During the whole of his time as a Party tribune, Saklatvala was subject to constant intimidatory pressure from the state. He was under permanent surveillance and his mail was continually opened. Fearing that his presence in India could spark uncontrollable rebellion in the British colony, the government prevented him from returning to his homeland right up to his death in 1936.

His personal and political behaviour was criticised on occasion by the Party. In 1927 his five children were initiated into the Parsee religion in an elaborate ceremony which he and several establishment politicians attended. The Party issued a public statement censuring the comrade for taking part in “a public religious ceremony associated with his name”: The Party, it said,

“does not require of its members that they should be atheists as a condition for joining the Party. However, the Communist Party insists that they shall not actively participate in religious propaganda” (Workers Life August 5 1927).
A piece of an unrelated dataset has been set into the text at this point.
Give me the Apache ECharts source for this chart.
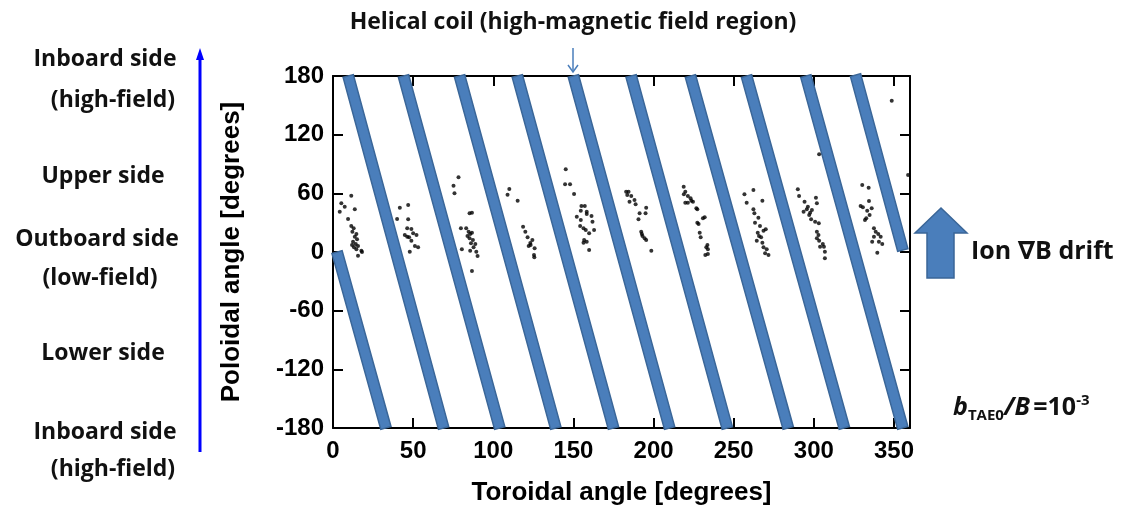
<!DOCTYPE html>
<html>
<head>
<meta charset="utf-8">
<script src="https://cdn.jsdelivr.net/npm/echarts@6/dist/echarts.min.js"></script>
<style>
  html, body { margin: 0; padding: 0; background: #fff; }
  #chart { width: 1126px; height: 511px; }
</style>
</head>
<body>
<div id="chart"></div>
<script>
// Helical coil footprints: each stripe runs from (top toroidal, top poloidal) to (end toroidal, end poloidal)
const coilStartToroidal = [2.5, 9.5, 44, 79, 115, 150, 186, 223, 258, 295, 326];
const coilStartPoloidal = [0, 180, 180, 180, 180, 180, 180, 180, 180, 180, 181];
const coilEndToroidal   = [33, 69, 104, 139, 175, 210, 246, 284, 319, 355.5, 355.5];
const coilEndPoloidal   = [-180, -180, -180, -180, -180, -180, -180, -180, -180, -180, 2];

// Lost-particle positions (toroidal angle, poloidal angle) in degrees
const lossToroidal = [
  11.4, 5.2, 7.3, 4.2, 13.6, 9.4, 11.4, 12.9, 12.1, 14.6, 13.6, 15.0, 12.5, 14.2, 15.6, 13.1, 17.7, 15.6, 14.6, 11.9, 18.1,
  41.7, 46.9, 40.0, 46.9, 46.3, 48.9, 44.8, 50.0, 47.5, 52.1, 48.9, 51.1, 53.1, 47.9, 46.3,
  78.3, 75.2, 75.8, 85.2, 86.7, 79.8, 83.1, 84.6, 85.6, 86.7, 85.2, 87.3, 86.1, 88.8, 87.7, 85.6, 89.4, 90.2, 80.4, 83.9, 86.7,
  110.0, 108.9, 115.2, 118.6, 120.0, 121.4, 122.1, 124.4, 123.3, 125.8, 125.4, 125.6, 123.1,
  145.2, 144.8, 147.9, 150.4, 155.0, 157.1, 154.6, 158.3, 152.1, 158.3, 161.3, 154.6, 161.9, 154.2, 156.3, 157.7, 162.9, 159.8, 156.7, 158.3, 156.3, 159.8,
  182.9, 184.4, 183.6, 186.1, 188.1, 185.0, 188.8, 195.4, 191.3, 195.0, 190.6, 192.3, 192.7, 194.4, 195.4, 198.6, 193.1,
  218.8, 219.8, 218.9, 221.4, 223.1, 223.6, 219.8, 221.4, 224.6, 226.7, 227.3, 231.9, 230.8, 227.3, 228.1, 228.8, 229.4, 233.6, 232.9, 233.9, 233.9, 232.3,
  256.7, 262.3, 258.1, 267.9, 262.3, 262.9, 265.4, 263.3, 266.4, 270.0, 268.6, 265.0, 265.8, 267.1, 264.4, 267.9, 268.6, 270.6, 269.6, 271.7,
  290.0, 290.8, 294.2, 296.3, 293.6, 295.6, 297.7, 298.8, 297.1, 298.3, 300.8, 301.9, 302.9, 301.9, 303.3, 303.9, 301.3, 301.9, 306.3, 306.9, 305.6, 306.9, 303.1,
  330.2, 334.2, 334.4, 329.2, 330.6, 336.1, 333.3, 334.8, 332.7, 331.9, 337.5, 338.6, 340.2, 337.5, 341.7, 340.6, 342.7, 336.4, 339.6,
  348.6, 303.3, 358.8
];
const lossPoloidal = [
  57.6, 49.8, 46.3, 41.2, 43.7, 33.7, 26.6, 24.2, 20.8, 18.4, 15.6, 13.0, 10.5, 8.2, 6.1, 4.8, 1.3, -3.8, 2.8, 7.2, 0,
  45.3, 48.1, 33.7, 33.4, 24.2, 23.5, 17.4, 19.1, 15.0, 17.4, 11.6, 6.1, 4.8, 0.3, 15.6,
  76.4, 67.8, 60.0, 39.6, 40.2, 24.2, 24.2, 20.8, 18.4, 19.7, 14.0, 12.3, 8.9, 8.2, 4.8, 1.3, 0.3, -4.1, 2.8, 16.4, -19.4,
  64.4, 58.6, 52.5, 25.9, 20.8, 15.0, 6.1, 12.3, 7.2, 3.8, -3.1, -5.4, 9.2,
  84.6, 69.2, 69.2, 59.3, 47.0, 47.0, 42.2, 41.2, 36.1, 38.9, 36.8, 32.7, 31.0, 26.6, 24.2, 22.5, 22.5, 19.1, 12.3, 10.5, 9.5, 2.0,
  61.7, 61.7, 58.3, 57.3, 53.2, 51.4, 48.8, 45.3, 39.6, 39.6, 33.4, 20.8, 18.4, 14.0, 12.3, 1.3, 16.4,
  66.8, 61.7, 59.0, 57.3, 54.9, 52.5, 50.4, 50.4, 51.4, 44.7, 43.7, 35.5, 34.5, 30.0, 28.6, 19.7, 15.0, 7.2, 4.8, 2.8, -2.0, -3.1,
  59.0, 63.4, 50.4, 52.5, 43.7, 39.6, 35.1, 30.0, 26.6, 23.2, 21.8, 19.7, 16.4, 15.0, 11.6, 9.5, 4.8, 2.8, -1.3, -3.1,
  64.1, 57.3, 51.4, 46.3, 41.2, 43.7, 40.2, 42.9, 37.8, 33.4, 31.0, 20.8, 17.4, 14.0, 11.6, 5.4, 55.5, 49.8, 5.4, 0.3, 8.2, -6.4, 29.3,
  68.5, 65.7, 52.1, 47.0, 45.7, 44.7, 42.2, 37.8, 34.5, 32.7, 24.2, 20.8, 18.4, 15.6, 15.6, 10.5, 8.2, 10.5, -0.7,
  154.7, 99.9, 78.7
];

const xTickInterval = 50;
const yTickInterval = 60;

const coilData = coilStartToroidal.map((t, i) =>
  [t, coilStartPoloidal[i], coilEndToroidal[i], coilEndPoloidal[i]]);
const lossData = lossToroidal.map((t, i) => [t, lossPoloidal[i]]);

const COIL_FILL = '#4a7ebb';
const COIL_EDGE = '#3a6698';
const COIL_HALF_WIDTH = 5.3;

const tickFont = { fontFamily: 'Liberation Sans, Arial, sans-serif', fontWeight: 'bold', fontSize: 24, color: '#000' };
const titleFont = { fontFamily: 'Liberation Sans, Arial, sans-serif', fontWeight: 'bold', fontSize: 26, color: '#000' };
const noteFont = 'Open Sans, DejaVu Sans, sans-serif';
const noteColor = '#111';

const frameAxis = { show: true, onZero: false, lineStyle: { color: '#000', width: 2 } };
const frameTick = { show: true, inside: true, length: 10, lineStyle: { color: '#000', width: 2 } };

const chart = echarts.init(document.getElementById('chart'));

const sideLabels = [
  ['Inboard side', 105, 59],
  ['(high-field)', 113, 100],
  ['Upper side', 103, 176],
  ['Outboard side', 97, 239],
  ['(low-field)', 100, 278],
  ['Lower side', 103, 353],
  ['Inboard side', 105, 432],
  ['(high-field)', 113, 469]
];

chart.setOption({
  animation: false,
  backgroundColor: '#fff',
  grid: { left: 333, right: 216, top: 76, bottom: 83, containLabel: false },
  xAxis: [
    {
      type: 'value', min: 0, max: 360, interval: xTickInterval, position: 'bottom',
      axisLine: frameAxis, axisTick: frameTick, splitLine: { show: false },
      axisLabel: Object.assign({ margin: 11, showMaxLabel: false }, tickFont),
      name: 'Toroidal angle [degrees]', nameLocation: 'middle', nameGap: 52,
      nameTextStyle: titleFont
    },
    {
      type: 'value', min: 0, max: 360, interval: xTickInterval, position: 'top',
      axisLine: frameAxis, axisTick: frameTick, splitLine: { show: false },
      axisLabel: { show: false }
    }
  ],
  yAxis: [
    {
      type: 'value', min: -180, max: 180, interval: yTickInterval, position: 'left',
      axisLine: frameAxis, axisTick: frameTick, splitLine: { show: false },
      axisLabel: Object.assign({ margin: 9 }, tickFont),
      name: 'Poloidal angle [degrees]', nameLocation: 'middle', nameGap: 88,
      nameTextStyle: titleFont
    },
    {
      type: 'value', min: -180, max: 180, interval: yTickInterval, position: 'right',
      axisLine: frameAxis, axisTick: frameTick, splitLine: { show: false },
      axisLabel: { show: false }
    }
  ],
  series: [
    {
      name: 'Helical coil',
      type: 'custom',
      xAxisIndex: 0, yAxisIndex: 0,
      clip: false,
      encode: { x: [0, 2], y: [1, 3] },
      data: coilData,
      renderItem: function (params, api) {
        const a = api.coord([api.value(0), api.value(1)]);
        const b = api.coord([api.value(2), api.value(3)]);
        const dx = b[0] - a[0], dy = b[1] - a[1];
        const len = Math.sqrt(dx * dx + dy * dy);
        const nx = -dy / len * COIL_HALF_WIDTH, ny = dx / len * COIL_HALF_WIDTH;
        return {
          type: 'polygon',
          shape: { points: [[a[0] + nx, a[1] + ny], [b[0] + nx, b[1] + ny], [b[0] - nx, b[1] - ny], [a[0] - nx, a[1] - ny]] },
          style: { fill: COIL_FILL, stroke: COIL_EDGE, lineWidth: 1.5 }
        };
      },
      z: 2
    },
    {
      name: 'Lost particles',
      type: 'scatter',
      xAxisIndex: 0, yAxisIndex: 0,
      data: lossData,
      symbol: 'circle',
      symbolSize: 4,
      itemStyle: { color: '#000' },
      z: 3
    }
  ],
  graphic: [
    // poloidal direction arrow on the left
    { type: 'line', shape: { x1: 200, y1: 452, x2: 200, y2: 56 }, style: { stroke: '#0000ff', lineWidth: 3 } },
    { type: 'polygon', shape: { points: [[200, 48], [196, 60], [204, 60]] }, style: { fill: '#0000ff' } },
    ...sideLabels.map(([t, x, y]) => ({
      type: 'text', x: x, y: y,
      style: { text: t, font: 'bold 23px ' + noteFont, fill: noteColor, textAlign: 'center', textVerticalAlign: 'middle' }
    })),
    // helical coil pointer
    { type: 'text', x: 573, y: 22,
      style: { text: 'Helical coil (high-magnetic field region)', font: 'bold 23px ' + noteFont, fill: noteColor, textAlign: 'center', textVerticalAlign: 'middle' } },
    { type: 'line', shape: { x1: 573, y1: 48, x2: 573, y2: 72 }, style: { stroke: '#4a7ebb', lineWidth: 1.5 } },
    { type: 'polyline', shape: { points: [[568, 65], [573, 72], [578, 65]] }, style: { stroke: '#4a7ebb', lineWidth: 1.5, fill: null } },
    // ion grad-B drift block arrow
    { type: 'polygon', shape: { points: [[941, 208], [967, 233], [954, 233], [954, 278], [927, 278], [927, 233], [915, 233]] },
      style: { fill: COIL_FILL, stroke: COIL_EDGE, lineWidth: 1.5 } },
    { type: 'text', x: 971, y: 252,
      style: { text: 'Ion \u2207B drift', font: 'bold 25px ' + noteFont, fill: noteColor, textAlign: 'left', textVerticalAlign: 'middle' } },
    { type: 'text', x: 953, y: 408,
      style: {
        text: '{bi|b}{sub|TAE0}{bi|/B} {n|=10}{sup|-3}',
        textAlign: 'left', textVerticalAlign: 'middle',
        rich: {
          bi: { font: 'italic bold 25px ' + noteFont, fill: noteColor, lineHeight: 34, verticalAlign: 'middle' },
          n: { font: 'bold 25px ' + noteFont, fill: noteColor, lineHeight: 34, verticalAlign: 'middle' },
          sub: { font: 'bold 15px ' + noteFont, fill: noteColor, lineHeight: 34, verticalAlign: 'bottom', padding: [0, 0, 2, 0] },
          sup: { font: 'bold 15px ' + noteFont, fill: noteColor, lineHeight: 34, verticalAlign: 'top', padding: [2, 0, 0, 0] }
        }
      } }
  ]
});
</script>
</body>
</html>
In 1928 he came under fire for his fulsome praise of a retiring parliamentary speaker. He also travelled to Berlin without the prior approval of the Central Committee and made a speech which was condemned by the German Communist Party.

The leadership’s reaction to these incidents, far from expelling him from the Party as some had demanded, was to attempt to exercise a firmer control over his actions. In his parliamentary role Shapurji Saklatvala was far too valuable an asset to lose, not only for the CPGB, but for the whole working class.